Con algo de suerte se pudo fugar. "Era ágil y saltaba los cercos como un gato", diría luego a la prensa el sargento Ledesma. Los agentes pidieron refuerzos, pero en Esnaola entre 3 de Febrero y Don Bosco el sospechoso se esfumó.
Laureana atinó a esconderse en un gallinero, pero para su desgracia apareció Rina en escena, la perra de Carlos Sandoval, el peón que cuidaba la mansión de la calle Esnaola 666, que le marcó a su dueño el lugar en el que se escondía el asesino. El animal iba y venía nervioso y sin dejar de ladrar entre su dueño y un galpón que tenían al fondo de la vivienda, que la familia usaba como gallinero.
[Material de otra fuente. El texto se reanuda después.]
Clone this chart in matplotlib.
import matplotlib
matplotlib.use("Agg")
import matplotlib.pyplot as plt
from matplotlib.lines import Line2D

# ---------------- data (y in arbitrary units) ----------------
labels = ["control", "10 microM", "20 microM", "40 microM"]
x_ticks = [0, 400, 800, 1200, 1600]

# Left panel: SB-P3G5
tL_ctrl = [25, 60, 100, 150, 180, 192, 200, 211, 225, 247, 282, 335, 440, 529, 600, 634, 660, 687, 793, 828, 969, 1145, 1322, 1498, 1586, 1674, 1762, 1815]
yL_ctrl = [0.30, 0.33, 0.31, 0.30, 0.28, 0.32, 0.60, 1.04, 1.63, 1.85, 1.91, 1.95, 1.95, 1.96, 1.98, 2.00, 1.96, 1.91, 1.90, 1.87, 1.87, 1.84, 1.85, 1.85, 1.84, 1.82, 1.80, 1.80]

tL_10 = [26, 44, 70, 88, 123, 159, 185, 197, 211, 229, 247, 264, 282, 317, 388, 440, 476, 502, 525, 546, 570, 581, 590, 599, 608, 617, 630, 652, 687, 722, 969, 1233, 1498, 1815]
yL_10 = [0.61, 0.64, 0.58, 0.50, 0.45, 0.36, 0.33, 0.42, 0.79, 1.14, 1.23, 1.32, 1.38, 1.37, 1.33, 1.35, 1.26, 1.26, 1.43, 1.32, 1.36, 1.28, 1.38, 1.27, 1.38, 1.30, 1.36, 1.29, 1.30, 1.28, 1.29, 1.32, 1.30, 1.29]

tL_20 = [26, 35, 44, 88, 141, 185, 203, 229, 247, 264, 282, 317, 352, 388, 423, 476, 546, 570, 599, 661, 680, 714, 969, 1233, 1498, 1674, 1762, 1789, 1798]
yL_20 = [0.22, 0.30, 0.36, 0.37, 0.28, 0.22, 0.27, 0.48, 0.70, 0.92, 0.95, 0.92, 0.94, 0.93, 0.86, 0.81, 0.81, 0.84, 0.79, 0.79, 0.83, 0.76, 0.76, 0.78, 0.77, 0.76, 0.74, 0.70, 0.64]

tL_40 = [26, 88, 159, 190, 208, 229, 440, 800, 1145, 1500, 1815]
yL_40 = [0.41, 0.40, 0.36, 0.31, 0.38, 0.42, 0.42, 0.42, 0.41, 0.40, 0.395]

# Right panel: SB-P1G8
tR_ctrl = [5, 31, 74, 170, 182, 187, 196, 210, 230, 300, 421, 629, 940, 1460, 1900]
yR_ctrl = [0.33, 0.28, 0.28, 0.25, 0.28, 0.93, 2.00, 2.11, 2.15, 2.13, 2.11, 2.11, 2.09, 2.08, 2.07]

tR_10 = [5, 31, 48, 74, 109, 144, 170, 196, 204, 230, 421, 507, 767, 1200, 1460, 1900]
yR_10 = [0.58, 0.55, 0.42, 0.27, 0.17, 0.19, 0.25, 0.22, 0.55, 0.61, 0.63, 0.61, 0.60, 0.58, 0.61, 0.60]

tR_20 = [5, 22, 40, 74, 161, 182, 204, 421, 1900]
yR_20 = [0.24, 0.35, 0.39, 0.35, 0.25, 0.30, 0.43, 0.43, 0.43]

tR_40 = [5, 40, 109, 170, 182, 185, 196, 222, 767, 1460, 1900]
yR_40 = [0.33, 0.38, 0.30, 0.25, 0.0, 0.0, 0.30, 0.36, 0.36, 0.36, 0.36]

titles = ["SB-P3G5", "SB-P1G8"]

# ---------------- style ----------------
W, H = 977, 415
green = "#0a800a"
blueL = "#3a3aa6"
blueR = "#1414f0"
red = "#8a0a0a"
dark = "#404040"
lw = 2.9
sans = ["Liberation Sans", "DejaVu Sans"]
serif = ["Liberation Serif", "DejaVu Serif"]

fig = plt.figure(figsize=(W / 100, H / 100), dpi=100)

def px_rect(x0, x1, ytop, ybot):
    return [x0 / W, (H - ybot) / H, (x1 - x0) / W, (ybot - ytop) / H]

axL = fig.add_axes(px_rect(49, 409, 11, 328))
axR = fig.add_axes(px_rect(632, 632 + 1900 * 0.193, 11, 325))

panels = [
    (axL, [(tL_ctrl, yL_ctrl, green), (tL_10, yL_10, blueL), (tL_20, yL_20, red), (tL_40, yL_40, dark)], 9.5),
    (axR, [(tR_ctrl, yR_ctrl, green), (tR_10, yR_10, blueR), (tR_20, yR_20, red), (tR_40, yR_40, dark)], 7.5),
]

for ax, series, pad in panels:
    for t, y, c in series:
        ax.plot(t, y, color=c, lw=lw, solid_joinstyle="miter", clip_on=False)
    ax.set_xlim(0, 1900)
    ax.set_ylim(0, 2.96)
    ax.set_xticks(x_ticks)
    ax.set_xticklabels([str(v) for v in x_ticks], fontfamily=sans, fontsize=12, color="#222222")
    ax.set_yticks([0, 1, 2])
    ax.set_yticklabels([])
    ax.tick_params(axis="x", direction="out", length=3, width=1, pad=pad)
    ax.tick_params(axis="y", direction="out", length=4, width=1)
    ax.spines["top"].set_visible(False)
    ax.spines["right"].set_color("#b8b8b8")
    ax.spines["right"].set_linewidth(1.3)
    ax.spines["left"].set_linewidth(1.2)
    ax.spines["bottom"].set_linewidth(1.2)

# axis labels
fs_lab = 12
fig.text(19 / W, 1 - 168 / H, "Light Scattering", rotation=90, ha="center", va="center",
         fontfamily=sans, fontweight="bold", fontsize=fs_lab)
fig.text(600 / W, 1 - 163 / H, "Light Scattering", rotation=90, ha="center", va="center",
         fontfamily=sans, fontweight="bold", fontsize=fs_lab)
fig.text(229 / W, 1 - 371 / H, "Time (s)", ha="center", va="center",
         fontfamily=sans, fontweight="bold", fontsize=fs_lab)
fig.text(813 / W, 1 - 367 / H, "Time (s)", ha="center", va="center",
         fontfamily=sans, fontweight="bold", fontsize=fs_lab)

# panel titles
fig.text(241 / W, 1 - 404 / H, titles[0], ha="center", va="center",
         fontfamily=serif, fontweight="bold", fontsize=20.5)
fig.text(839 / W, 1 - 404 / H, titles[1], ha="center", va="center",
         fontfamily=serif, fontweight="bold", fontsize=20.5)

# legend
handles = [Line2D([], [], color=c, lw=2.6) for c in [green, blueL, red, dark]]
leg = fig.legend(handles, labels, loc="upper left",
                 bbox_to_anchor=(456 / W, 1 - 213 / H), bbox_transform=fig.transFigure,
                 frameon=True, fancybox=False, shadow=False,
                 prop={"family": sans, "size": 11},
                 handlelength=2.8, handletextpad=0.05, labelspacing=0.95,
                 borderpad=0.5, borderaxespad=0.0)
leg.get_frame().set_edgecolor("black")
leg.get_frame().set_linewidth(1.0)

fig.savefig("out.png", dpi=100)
Asustado, Sandoval no se animó a abrir la puerta, y decidió dar aviso a las autoridades. Unos minutos después, el lugar se llenó de pólvora y sangre. Francisco Laureana había muerto en un gallinero, pero mientras estuvo escondido, era tan fuerte su deseo por matar, que acogotó dos gallinas.
“No tuvimos más remedio que darle muerte. Fue una pena porque la idea era apresarlo vivo para que contara todos sus crímenes y qué le pasaba por su mente”, declaró la policía, que halló en el bolso del delincuente una pistola calibre 765, una Beretta, un revólver 32 y un pistolón calibre 14.
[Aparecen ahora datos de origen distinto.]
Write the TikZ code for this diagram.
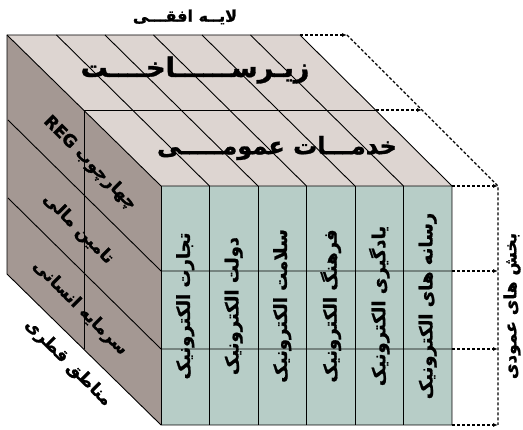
\documentclass[tikz,border=0pt]{standalone}
\usepackage{fontspec}
\usepackage{tikz}
\usetikzlibrary{arrows.meta,calc}
\TeXXeTstate=1
\newfontfamily\fa[Script=Arabic,FakeBold=1.2]{DejaVu Sans}
\definecolor{topgray}{RGB}{221,213,209}
\definecolor{sidegray}{RGB}{164,152,147}
\definecolor{frontteal}{RGB}{183,205,199}

\begin{document}
\begin{tikzpicture}[x=1pt,y=-1pt,
    edge/.style={line width=0.9pt},
    collbl/.style={rotate=90,inner sep=0pt,font=\fa\bfseries\fontsize{18}{18}\selectfont},
    sidelbl/.style={rotate=-45,inner sep=0pt,font=\fa\bfseries\fontsize{17}{17}\selectfont},
    dasharrow/.style={densely dashed,line width=1.1pt,-{Latex[length=5pt,width=4pt]}}]
    \useasboundingbox (0,0) rectangle (523,430);
    % corners of the cube
    \coordinate (f-tl) at (161,186);
    \coordinate (f-tr) at (452,186);
    \coordinate (f-br) at (452,425);
    \coordinate (f-bl) at (161,425);
    \coordinate (b-tl) at (7,35);
    \coordinate (b-tr) at (300,35);
    \coordinate (b-bl) at (7,274);
    \coordinate (m-tl) at (84,110);
    \coordinate (m-tr) at (376,110);
    \coordinate (m-bl) at (84,349);
    \coordinate (r1) at (452,271);
    \coordinate (r2) at (452,349);

    % faces
    \fill[topgray] (b-tl) -- (b-tr) -- (f-tr) -- (f-tl) -- cycle;
    \fill[sidegray] (b-tl) -- (f-tl) -- (f-bl) -- (b-bl) -- cycle;
    \fill[frontteal] (f-tl) rectangle (f-br);

    % columns and rows
    \foreach \k in {1,...,5} {
        \draw[edge] ($(f-tl)+(48.5*\k,0)$) -- ++(-153,-151);
        \draw[edge] ($(f-tl)+(48.5*\k,0)$) -- ($(f-bl)+(48.5*\k,0)$);
    }
    \draw[edge] (r1) -- (f-tl |- r1) -- ++(-153,-151);
    \draw[edge] (r2) -- (f-tl |- r2) -- ++(-153,-151);
    \draw[edge] (m-bl) -- (m-tl) -- (m-tr);
    \draw[edge] (b-tl) -- (b-tr) -- (f-tr) -- (f-br) -- (f-bl) -- (b-bl) -- cycle;
    \draw[edge] (b-tl) -- (f-tl) -- (f-tr);
    \draw[edge] (f-tl) -- (f-bl);

    % dashed arrows
    \coordinate (a-top) at (347,35);
    \coordinate (a-mid) at (422,110);
    \coordinate (a-front) at (498,186);
    \coordinate (a-bot) at (498,425);
    \draw[dasharrow] (b-tr) -- (a-top);
    \draw[dasharrow] (m-tr) -- (a-mid);
    \draw[dasharrow] (f-tr) -- (a-front);
    \draw[dasharrow] (r1) -- (r1 -| a-front);
    \draw[dasharrow] (r2) -- (r2 -| a-front);
    \draw[dasharrow] (f-br) -- (a-bot);
    \draw[densely dashed,line width=1.1pt] (a-top) -- (a-front) -- (a-bot);

    % labels
    \path (185,17) node[font=\fa\bfseries\fontsize{16}{16}\selectfont] (layer) {\beginR لایــه افقـــی\endR};
    \path (195,70) node[font=\fa\bfseries\fontsize{27}{27}\selectfont] (infra) {\beginR زیـرســــــاخــــت\endR};
    \path (277,148) node[font=\fa\bfseries\fontsize{24}{24}\selectfont] (pub) {\beginR خدمـــات عمومـــــی\endR};
    \path (90,163) node[sidelbl] (reg) {\beginR چهارچوب \beginL REG\endL\endR};
    \path (78,229) node[sidelbl] (fund) {\beginR تامین مالی\endR};
    \path (80,308) node[sidelbl] (human) {\beginR سرمایه انسانی\endR};
    \path (68,363) node[sidelbl] (diag) {\beginR مناطق قطری\endR};
    \path (185.25,306) node[collbl] (c1) {\beginR تجارت الکترونیک\endR};
    \path (233.75,306) node[collbl] (c2) {\beginR دولت الکترونیک\endR};
    \path (282.25,306) node[collbl] (c3) {\beginR سلامت الکترونیک\endR};
    \path (330.75,306) node[collbl] (c4) {\beginR فرهنگ الکترونیک\endR};
    \path (379.25,306) node[collbl] (c5) {\beginR یادگیری الکترونیک\endR};
    \path (427.75,306) node[collbl] (c6) {\beginR رسانه های الکترونیک\endR};
    \path (512,306) node[collbl,font=\fa\bfseries\fontsize{17}{17}\selectfont] (vert) {\beginR بخش های عمودی\endR};
\end{tikzpicture}
\end{document}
Tras el ingreso de la policía en el gallinero, el cuerpo de Laureana fue hallado acribillado a balazos y con los ojos abiertos (como puede verse en una de las tres fotos que se conocen del sátiro) y los bolsillos llenos de municiones. "Si no hubiese sido por mi perrita el sátiro me hubiera matado", diría Sandoval a la prensa.
Cuando cayó abatido en el tiroteo con la bonaerense, ya había carteles donde se difundía el identikit, que realizado a partir del relato del jardinero, que había dicho "Jamás olvidaría ese rostro". Por suerte, no lo olvidó y eso permitió su abatimiento.
Tenía 22 años cuando la Bonaerense lo acribilló a pura bala de metralla y como todo criminal serial, buscó a través del delito tener una libertad que no tenía en su vida común, en la que simuló una vida que realmente no lo llenaba, que lo hacía sentir mal.
Su mujer quedó consternada cuando se la anotició sobre quién era realmente, y aseguró que a diario no dudaba en advertirle cada vez que salía: “No saques a los pibes porque andan muchos degenerados dando vueltas”.
Según se supo más tarde, ante la visita policial, ella solo atinó a decir: "Acá tuvo que haber un error. Mi marido no pudo haber hecho todo eso. Era un buen padre, un buen marido, un artesano que amaba lo que hacía".
Una vez que lo identificaron, allanaron dos viviendas de su familia, una de ellas ubicada en Calle 20 y Avellaneda, de la localidad de Virreyes, partido de San Fernando.
Ahí vivían Lucía, hermana del depravado, y también su madre. Luego dijeron a los periodistas que se acercaron hasta ese lugar: "Francisco no era ni un sátiro ni un asesino. Sí era un excelente hermano y un buen padre. Vivía para sus hijos. Además, también era un gran artista. Con los tallados ganaba lo suficiente como para tener una casa y un auto".
La vida de Francisco Antonio Laureana terminó de manera intempestiva, algo poco probable para quien había comenzado a desandar su camino hacia el cielo, pero decidió cruzar de vereda, y emprender otro que iba en sentido contrario y que finalmente lo dejó ardiendo en las llamas del infierno.